Os trabalhos do jovem Lukacs, por sua vez, baseiam-se na tradição de Kautsky (e mais tarde de Lenine) que confere ao partido uma função de mediação, entre teoria e prática, entre organização e espontaneidade, entre presente e futuro. O partido é a “fração mais destacada”, ou a “parte militante” do proletariado, que ajuda a difundir conhecimento e a construir o movimento dos trabalhadores. Nem partido, nem movimento dos trabalhadores são o proletariado, que é um sujeito político, uma referência, com funções históricas definidas para o derrube do capitalismo e a construção da sociedade socialista. Neste processo, a difusão do conhecimento socialista faz-se de forma desigual pelas diferentes camadas do proletariado, uma vez que esse conhecimento resulta da superação da consciência de resistência “trade-unionista” (sindical) aos excessos exploradores do capitalismo, acrescentando-lhe o projeto socialista de sociedade.
A terceira contribuição é a do moderno Príncipe de Gramsci, uma tentativa gerada na sequência de reconstrução da classe operária italiana dizimada pelo fascismo e pelos erros de orientação da Internacional Comunista no designado “terceiro período” (anos 20 e 30).
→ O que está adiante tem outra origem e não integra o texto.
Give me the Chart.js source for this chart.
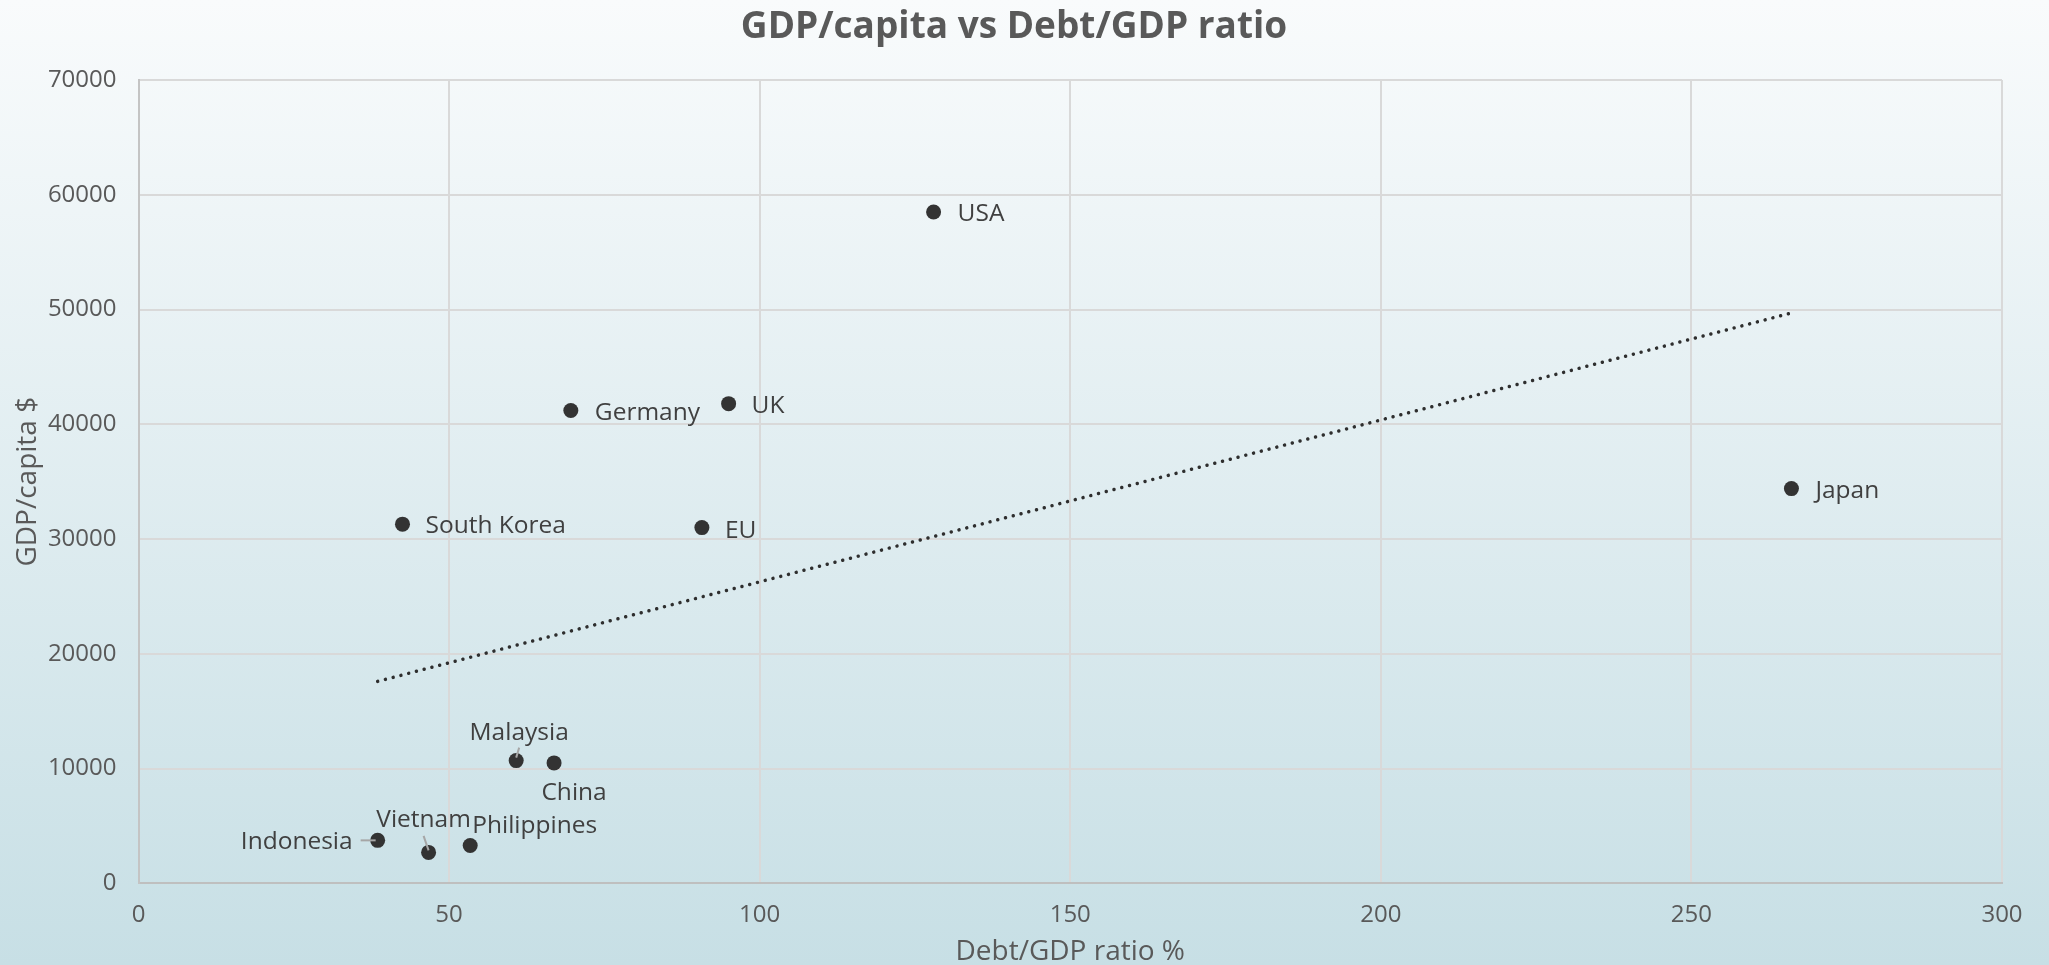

Resumidamente e como forma-partido, o moderno Príncipe é parte de um mecanismo de ativação da hegemonia junto das “classes subalternas” pelo proletariado. Neste sentido, o partido concebido por Gramsci não procura a identidade e a homogeneidade, mas sim lidar com a fragmentação e a conflitualidade para atingir sínteses expansivas e totalizantes. É também o agente que permite superar as antinomias entre hegemonia e resistência, guerra de posição e guerra de movimento, entre estrutura económica e domínio cultural ou entre senso comum e bom senso (conceitos típicos da linguagem gramsciana).
Nos dias de hoje, o verdadeiro debate em matéria de organização política não é a favor ou contra a forma-partido, mas muito mais o de encontrar o tipo particular de partido para ajudar os movimentos sociais a crescer e a confluírem para objetivos comuns. O moderno Príncipe de Gramsci, especialmente concebido para trabalhar com as diferenciações das “classes subalternas” na busca da hegemonia de um bloco social liderado pelo proletariado, pode ser uma boa alternativa, se ela conseguir incorporar também preocupações do partido composicional “para formalizar a espontaneidade” e do partido mediação capaz de identificar o sujeito político. Não é possível ir mais longe em termos de relançamento da luta pelo socialismo sem recolocar o debate em torno da forma-partido adequada à consecução desse objetivo.